Set exercise
Omit the pictures and print exactly the lines of the listing below, starting at the first and ending at the line containing "const nudges = [artsLabelNudge, totalLabelNudge];".

++++++++

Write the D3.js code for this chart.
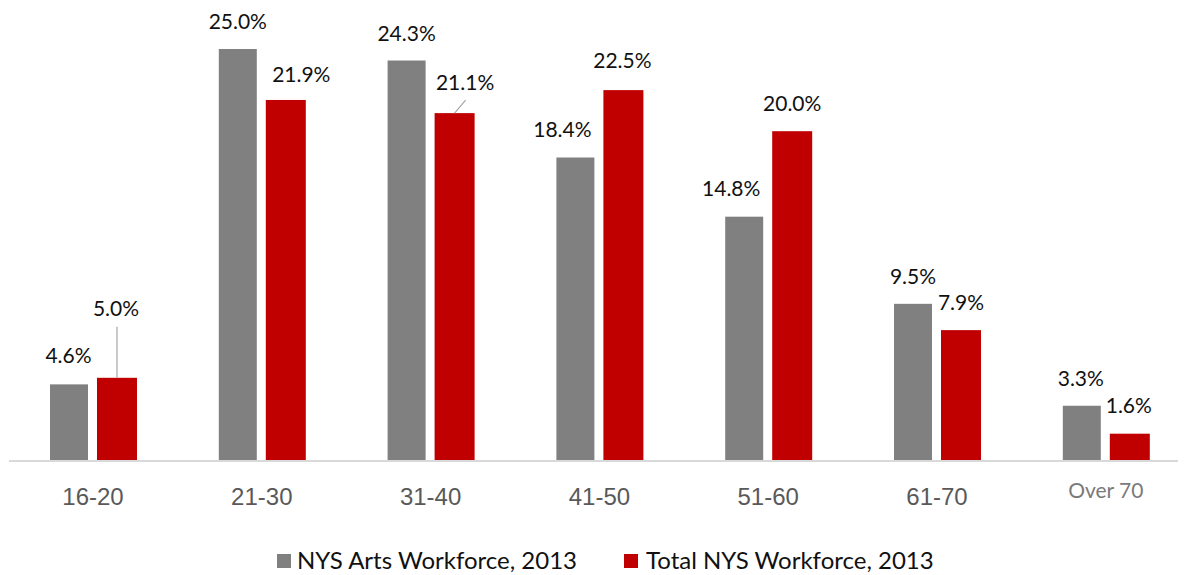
<!DOCTYPE html>
<html>
<head>
<meta charset="utf-8">
<script src="https://cdn.jsdelivr.net/npm/d3@7"></script>
<style>
  html, body { margin: 0; padding: 0; background: #fff; }
  svg { display: block; }
</style>
</head>
<body>
<svg id="chart" width="1184" height="575"></svg>
<script>
// ---- data ----
const categories = ["16-20", "21-30", "31-40", "41-50", "51-60", "61-70", "Over 70"];
const seriesNames = ["NYS Arts Workforce, 2013", "Total NYS Workforce, 2013"];
const artsValues = [4.6, 25.0, 24.3, 18.4, 14.8, 9.5, 3.3];
const totalValues = [5.0, 21.9, 21.1, 22.5, 20.0, 7.9, 1.6];
const seriesColors = ["#808080", "#C00000"];

// label nudges (layout only): [dx, gap above bar top]
const artsLabelNudge = [[-0.5, 21.5], [0, 20], [0, 19.5], [-13, 20.5], [-13, 20.7], [0, 19.8], [-1, 19.7]];
const totalLabelNudge = [[-1, 62], [15.5, 18.3], [10.5, 23], [-1, 22], [0, 20], [0, 20], [-1, 20.7]];

const svg = d3.select("#chart");
const baseY = 460;

const x0 = d3.scaleBand().domain(categories).range([8.6, 1190.2]).paddingInner(0).paddingOuter(0);
const bw = x0.bandwidth();
const x1 = d3.scaleBand().domain(seriesNames).range([bw / 2 - 44, bw / 2 + 44]).paddingInner(8 / 48).paddingOuter(0);
const y = d3.scaleLinear().domain([0, 25]).range([baseY, 49]);

const seriesData = [artsValues, totalValues];
const nudges = [artsLabelNudge, totalLabelNudge];

// bars
seriesNames.forEach((s, si) => {
  svg.append("g").selectAll("rect")
    .data(categories.map((c, i) => ({ c, v: seriesData[si][i], i })))
    .join("rect")
    .attr("x", d => x0(d.c) + x1(s) + (si === 0 ? 1 : 0))
    .attr("width", x1.bandwidth() - (si === 0 ? 2 : 0))
    .attr("y", d => y(d.v))
    .attr("height", d => baseY - y(d.v))
    .attr("fill", seriesColors[si]);
});

// axis line
svg.append("line")
  .attr("x1", 9).attr("x2", 1178)
  .attr("y1", baseY + 1).attr("y2", baseY + 1)
  .attr("stroke", "#d9d9d9").attr("stroke-width", 2);

// category labels via axis
const axis = d3.axisBottom(x0).tickSize(0).tickPadding(0);
const ag = svg.append("g").attr("transform", `translate(0,${baseY})`).call(axis);
ag.select(".domain").remove();
ag.selectAll("text")
  .attr("dy", null)
  .attr("y", d => d === "Over 70" ? 38 : 45)
  .attr("font-family", d => d === "Over 70" ? "Lato, 'Open Sans', sans-serif" : "'Liberation Sans', Arial, sans-serif")
  .attr("font-size", d => d === "Over 70" ? 21 : 24)
  .attr("fill", d => d === "Over 70" ? "#7a7a7a" : "#595959");

// data labels
seriesNames.forEach((s, si) => {
  const g = svg.append("g");
  categories.forEach((c, i) => {
    const v = seriesData[si][i];
    const cx = x0(c) + x1(s) + x1.bandwidth() / 2;
    const [dx, dy] = nudges[si][i];
    g.append("text")
      .attr("x", cx + dx)
      .attr("y", y(v) - dy)
      .attr("text-anchor", "middle")
      .attr("font-family", "Lato, 'Open Sans', sans-serif")
      .attr("font-size", 21)
      .attr("fill", "#111")
      .text(v.toFixed(1) + "%");
  });
});

// leader lines
{
  const s = seriesNames[1];
  const cx = x0(categories[0]) + x1(s) + x1.bandwidth() / 2;
  svg.append("line")
    .attr("x1", cx).attr("x2", cx)
    .attr("y1", y(totalValues[0]) - 51).attr("y2", y(totalValues[0]))
    .attr("stroke", "#a6a6a6").attr("stroke-width", 1.2);
  const cx2 = x0(categories[2]) + x1(s) + x1.bandwidth() / 2;
  svg.append("line")
    .attr("x1", cx2 + 11).attr("x2", cx2)
    .attr("y1", y(totalValues[2]) - 13).attr("y2", y(totalValues[2]))
    .attr("stroke", "#a6a6a6").attr("stroke-width", 1.2);
}

// legend
const legend = svg.append("g").attr("font-family", "Lato, 'Open Sans', sans-serif").attr("font-size", 24).attr("fill", "#111");
const legendSwatchX = [277, 624];
const legendTextX = [297, 646];
seriesNames.forEach((s, si) => {
  legend.append("rect").attr("x", legendSwatchX[si]).attr("y", 554).attr("width", 14).attr("height", 14).attr("fill", seriesColors[si]);
  legend.append("text").attr("x", legendTextX[si]).attr("y", 569).text(s);
});
</script>
</body>
</html>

++++++++

Correct answer
Write the D3.js code for this chart.
<!DOCTYPE html>
<html>
<head>
<meta charset="utf-8">
<script src="https://cdn.jsdelivr.net/npm/d3@7"></script>
<style>
  html, body { margin: 0; padding: 0; background: #fff; }
  svg { display: block; }
</style>
</head>
<body>
<svg id="chart" width="1184" height="575"></svg>
<script>
// ---- data ----
const categories = ["16-20", "21-30", "31-40", "41-50", "51-60", "61-70", "Over 70"];
const seriesNames = ["NYS Arts Workforce, 2013", "Total NYS Workforce, 2013"];
const artsValues = [4.6, 25.0, 24.3, 18.4, 14.8, 9.5, 3.3];
const totalValues = [5.0, 21.9, 21.1, 22.5, 20.0, 7.9, 1.6];
const seriesColors = ["#808080", "#C00000"];

// label nudges (layout only): [dx, gap above bar top]
const artsLabelNudge = [[-0.5, 21.5], [0, 20], [0, 19.5], [-13, 20.5], [-13, 20.7], [0, 19.8], [-1, 19.7]];
const totalLabelNudge = [[-1, 62], [15.5, 18.3], [10.5, 23], [-1, 22], [0, 20], [0, 20], [-1, 20.7]];

const svg = d3.select("#chart");
const baseY = 460;

const x0 = d3.scaleBand().domain(categories).range([8.6, 1190.2]).paddingInner(0).paddingOuter(0);
const bw = x0.bandwidth();
const x1 = d3.scaleBand().domain(seriesNames).range([bw / 2 - 44, bw / 2 + 44]).paddingInner(8 / 48).paddingOuter(0);
const y = d3.scaleLinear().domain([0, 25]).range([baseY, 49]);

const seriesData = [artsValues, totalValues];
const nudges = [artsLabelNudge, totalLabelNudge];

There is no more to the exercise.